Study authors Greg Goldsmith and William Anderegg used the Google Trends tool to track web searches related to global warming over the past decade but found that peaks of interest in major stories, such as the release of climate scientists' emails in 2009 - dubbed "climategate" - died down within a few weeks, The Guardian reported.

They also analyzed searches for the phrases "climate change" and "global warming hoax."

After climategate, for example - an incident for which scientists were later cleared of allegations of misconduct - searches about global warming spiked, but then fell by 50 percent in six days and 90 percent in 22 days.

The same pattern occurred for searches for "Himalayan glaciers" when the public realized the Intergovernmental Panel on Climate Change made a mistake on their 2010 report about the rate of melting.

"There's a lot of handwringing among scientists, and a belief that these events permanently damaged public trust. What these results suggest is that that's just not true," Anderegg said in a statement.

Internet searches related to climate change began to climb following the 2006 release of the documentary "An Inconvenient Truth" starring former vice president Al Gore, the report writes.

But, according to a related report via The Guardian, a YouGov poll based on a sample of 4,300 adults showed that interest in climate change fell from 80 percent of respondents in 2006, to 71 percent last year and now stands at only 62 percent.

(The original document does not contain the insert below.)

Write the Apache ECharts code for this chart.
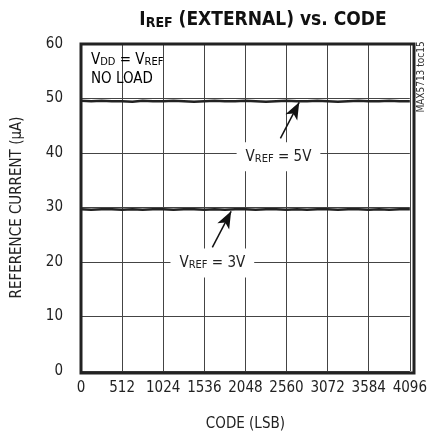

Climate change supporters may be glad to know that anti-climate change media is having little effect on public opinion; however, this report also indicates that positive climate change remarks have little to no weight either.

"If public interest in climate change is falling, it may be more difficult to muster public concern to address climate change," Anderegg said. "This long-term trend of declining interest is worrying and something I hope we can address soon."